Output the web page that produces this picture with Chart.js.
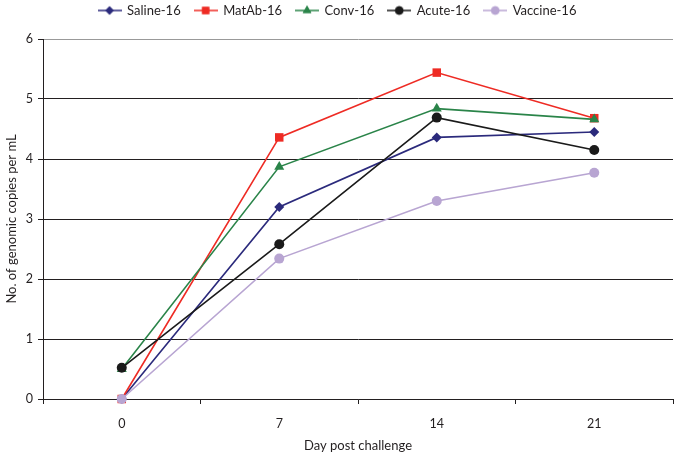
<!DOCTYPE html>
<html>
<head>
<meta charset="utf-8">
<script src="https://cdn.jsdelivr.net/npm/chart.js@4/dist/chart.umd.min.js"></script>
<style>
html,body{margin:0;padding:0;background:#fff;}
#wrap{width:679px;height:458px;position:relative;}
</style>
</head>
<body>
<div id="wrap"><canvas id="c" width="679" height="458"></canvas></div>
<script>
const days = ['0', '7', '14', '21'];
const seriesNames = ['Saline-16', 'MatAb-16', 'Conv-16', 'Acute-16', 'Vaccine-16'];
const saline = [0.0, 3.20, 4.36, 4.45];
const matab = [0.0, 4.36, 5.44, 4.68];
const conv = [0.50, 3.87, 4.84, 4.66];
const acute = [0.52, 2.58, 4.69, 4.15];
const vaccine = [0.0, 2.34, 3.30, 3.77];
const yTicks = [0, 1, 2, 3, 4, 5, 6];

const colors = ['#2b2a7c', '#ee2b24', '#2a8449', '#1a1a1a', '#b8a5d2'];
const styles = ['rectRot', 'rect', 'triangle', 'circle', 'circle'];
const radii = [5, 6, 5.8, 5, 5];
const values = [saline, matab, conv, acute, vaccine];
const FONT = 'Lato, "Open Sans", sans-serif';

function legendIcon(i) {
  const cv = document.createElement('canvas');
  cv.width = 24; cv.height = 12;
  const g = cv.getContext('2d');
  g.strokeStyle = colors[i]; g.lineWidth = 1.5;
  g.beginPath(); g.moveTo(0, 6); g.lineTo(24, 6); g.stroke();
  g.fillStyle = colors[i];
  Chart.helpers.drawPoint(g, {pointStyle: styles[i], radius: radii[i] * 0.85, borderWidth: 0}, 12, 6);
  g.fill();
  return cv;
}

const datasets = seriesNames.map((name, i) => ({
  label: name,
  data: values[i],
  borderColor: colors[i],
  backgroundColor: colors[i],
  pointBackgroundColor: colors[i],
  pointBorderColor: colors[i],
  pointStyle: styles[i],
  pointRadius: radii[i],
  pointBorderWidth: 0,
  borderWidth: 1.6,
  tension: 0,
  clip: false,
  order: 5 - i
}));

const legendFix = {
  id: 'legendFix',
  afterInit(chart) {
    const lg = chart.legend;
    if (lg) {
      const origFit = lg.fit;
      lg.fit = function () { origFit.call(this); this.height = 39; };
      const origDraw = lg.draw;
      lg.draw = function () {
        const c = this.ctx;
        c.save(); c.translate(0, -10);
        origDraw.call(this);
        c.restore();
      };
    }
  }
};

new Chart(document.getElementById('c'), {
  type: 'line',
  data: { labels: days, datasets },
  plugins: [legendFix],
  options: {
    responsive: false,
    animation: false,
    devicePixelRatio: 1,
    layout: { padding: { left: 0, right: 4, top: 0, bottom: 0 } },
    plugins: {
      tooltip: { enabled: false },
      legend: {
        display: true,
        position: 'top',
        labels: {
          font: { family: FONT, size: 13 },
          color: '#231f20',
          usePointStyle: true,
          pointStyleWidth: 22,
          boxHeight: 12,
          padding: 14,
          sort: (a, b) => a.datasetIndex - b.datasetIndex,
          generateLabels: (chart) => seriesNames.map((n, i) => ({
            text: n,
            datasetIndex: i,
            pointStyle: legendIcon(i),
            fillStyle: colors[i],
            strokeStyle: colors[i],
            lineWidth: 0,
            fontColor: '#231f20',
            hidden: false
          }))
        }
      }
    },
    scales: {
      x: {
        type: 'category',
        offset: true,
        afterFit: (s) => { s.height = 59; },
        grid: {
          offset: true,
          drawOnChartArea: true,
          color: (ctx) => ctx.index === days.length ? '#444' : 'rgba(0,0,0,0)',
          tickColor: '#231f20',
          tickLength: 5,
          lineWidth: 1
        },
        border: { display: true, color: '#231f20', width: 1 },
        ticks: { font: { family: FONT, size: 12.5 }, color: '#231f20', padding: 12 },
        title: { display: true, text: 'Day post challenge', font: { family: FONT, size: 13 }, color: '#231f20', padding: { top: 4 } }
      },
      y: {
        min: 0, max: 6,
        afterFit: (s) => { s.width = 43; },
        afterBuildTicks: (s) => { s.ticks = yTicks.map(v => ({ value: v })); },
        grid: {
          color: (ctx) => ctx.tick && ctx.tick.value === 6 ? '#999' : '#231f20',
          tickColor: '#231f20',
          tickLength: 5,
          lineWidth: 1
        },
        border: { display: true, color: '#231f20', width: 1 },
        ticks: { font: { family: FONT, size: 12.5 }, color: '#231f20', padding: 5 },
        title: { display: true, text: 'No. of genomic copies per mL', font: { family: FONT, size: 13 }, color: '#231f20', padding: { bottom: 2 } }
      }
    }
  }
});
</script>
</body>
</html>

--------

Restate the data word for word from its first line through the line with "const yTicks = [0, 1, 2, 3, 4, 5, 6];", leaving out any picture along the way.

Output the web page that produces this picture with Chart.js.
<!DOCTYPE html>
<html>
<head>
<meta charset="utf-8">
<script src="https://cdn.jsdelivr.net/npm/chart.js@4/dist/chart.umd.min.js"></script>
<style>
html,body{margin:0;padding:0;background:#fff;}
#wrap{width:679px;height:458px;position:relative;}
</style>
</head>
<body>
<div id="wrap"><canvas id="c" width="679" height="458"></canvas></div>
<script>
const days = ['0', '7', '14', '21'];
const seriesNames = ['Saline-16', 'MatAb-16', 'Conv-16', 'Acute-16', 'Vaccine-16'];
const saline = [0.0, 3.20, 4.36, 4.45];
const matab = [0.0, 4.36, 5.44, 4.68];
const conv = [0.50, 3.87, 4.84, 4.66];
const acute = [0.52, 2.58, 4.69, 4.15];
const vaccine = [0.0, 2.34, 3.30, 3.77];
const yTicks = [0, 1, 2, 3, 4, 5, 6];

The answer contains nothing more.